Sahte PCR testi davası kapsamında 21 orkestra çalışanı tutuklanan Bülent Ersoy, sosyal medya hesabından açıklama yaptı. Ersoy, “Türkiye’nin en iyi avukatlarını görevlendirdim. O adı geçen otelin genel müdürü Süleyman beyefendi, o hastanenin doktoru ve o koskoca hastanenin yargılanmaları için gereken hukuki savaşı tüm servetim pahasına vereceğim” dedi.
Bülent Ersoy’un KKTC’de bir otelde vereceği konserin orkestra elemanları, ülkeye sahte PCR testi ile girdikleri gerekçesiyle 1 aydır otelde gözaltında tutuluyordu. Önceki gün mahkemeye çıkan 21 müzisyen hakkında tutuklama kararı verildi. Hapse gönderilen müzisyenler için hüküm 4 Ekim’de açıklanacak. Ekibe sahte belgeleri sağlayan Yılcay Takar ve Mehmet Öz ile otelin genel müdürü Süleyman Leventoğlu, 20’şer bin lira kefaletle serbest bırakılmıştı.
Yaşanan bu gelişme sonrası Bülent Ersoy, Instagram hesabından şu açıklamayı yaptı:
“Adalet herkes içindir. Adalet herkesten üstündür. Adalet karşısında herkes eşittir. Peki o zaman Kıbrıs’a benimle konser vermeye giden 21 müzisyen dostlarımın ellerine tutuşturulan sahte PCR raporu alan adı geçen otelin sayın genel müdürü Süleyman Bey’in ve bu raporları tanzim eden hatır gönül ve kazanç için sahtekârlık yapan sayın doktor hemşire ve hastanenin onayladığı resmi belgeleri tanzim ve tebliğ eden kişilerin hiç mi suçları yoktu da ada içerisinde elleri kollarını sallayarak ortalarda yüzsüzce dolaşıyorlar ve serbestler. Benim ekmek parası için hayat savaşı veren sevgili arkadaşlarım bugün elleri kelepçeli bir şekilde hapse atıldı. Sizin adanızda adalet kişilere göre değişim mi gösteriyor?”

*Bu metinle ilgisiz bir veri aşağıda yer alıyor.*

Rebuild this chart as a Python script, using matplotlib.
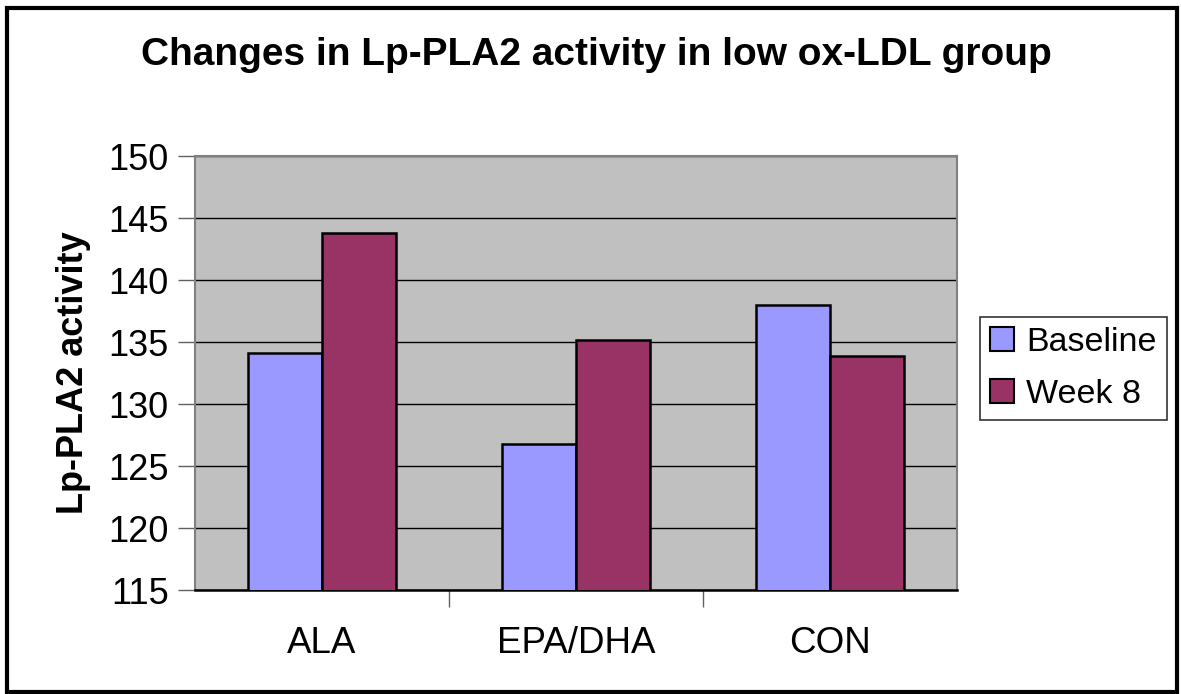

“Hayatım boyunca adaletsizliğe hiç prim vermedim. Kendim de iki kez hapse girdim. Kimselerden de yardım dilenmedim… Çünkü o suçları işlemiştim. Cezasını da çekmekle mükelleftim. Bu konuyla ilgili bugüne kadar 21 arkadaşım ve dostuma mahkemelerinde ters bir reaksiyon oluşmasın adına herhangi bir şekilde zarar gelmesin diye evet sustum. Onlarla sadece telefonda konuşarak gerek maddi gerek manevi ilgimi alakamı, sevgimi bağlılığımı hep hissettirmeye çalıştım. Ailelerine maddeten yardım ettim. Bir saz arkadaşımın hamile eşini yatırdığım çok ünlü bir hastanede doğumunu yaptırttım. Hatta ve hatta kendileri de teveccüh buyurup yeni doğan evlatlarının ismini Bülent koymuş. Ben bütün bunları yaparken yardımlarımı şova dönüştürmeden, sağ elin verdiğini sol el görmemeli, bilmemeli terbiyesi içerisinde hareket ettim. Bu hayatım boyunca da böyle oldu.”
“Yani kısacası elimin erdiği, gücümün yettiğince arkadaşlarımın hep yanlarında oldum ve olacağım da… Bugüne kadar da sustum ama artık bugün o kelepçeli elleri gördükten sonra hak aramak nasıl oluyormuş göreceğiz, görüşeceğiz. Aslında ben de bu konudan maddi ve manevi olarak son derece zarar ve ziyanını yaşadım ve yaşıyorum da… Ekibimin olmayışı nedeniyle tüm alınmış işlemi iptal etmek zorunda kaldım. Manevi acı ve ziyana gelince onun zaten karşılığı yok. Türkiye’nin en iyi avukatlarını görevlendirdim. O adı geçen otelin genel müdürü Süleyman beyefendi, o hastanenin doktoru ve o koskoca hastanenin yargılanmaları için gereken hukuki savaşı tüm servetim pahasına vereceğim.”
“Ayrıca bu savaşım sadece Türkiye ve Kuzey Kıbrıs Türk Cumhuriyeti hudutları içinde kalmayacak. Avrupa İnsan Hakları Mahkemesi’nde de bu hakkımı ve haklarımızın son nefesime kadar mücadelesini vereceğim.”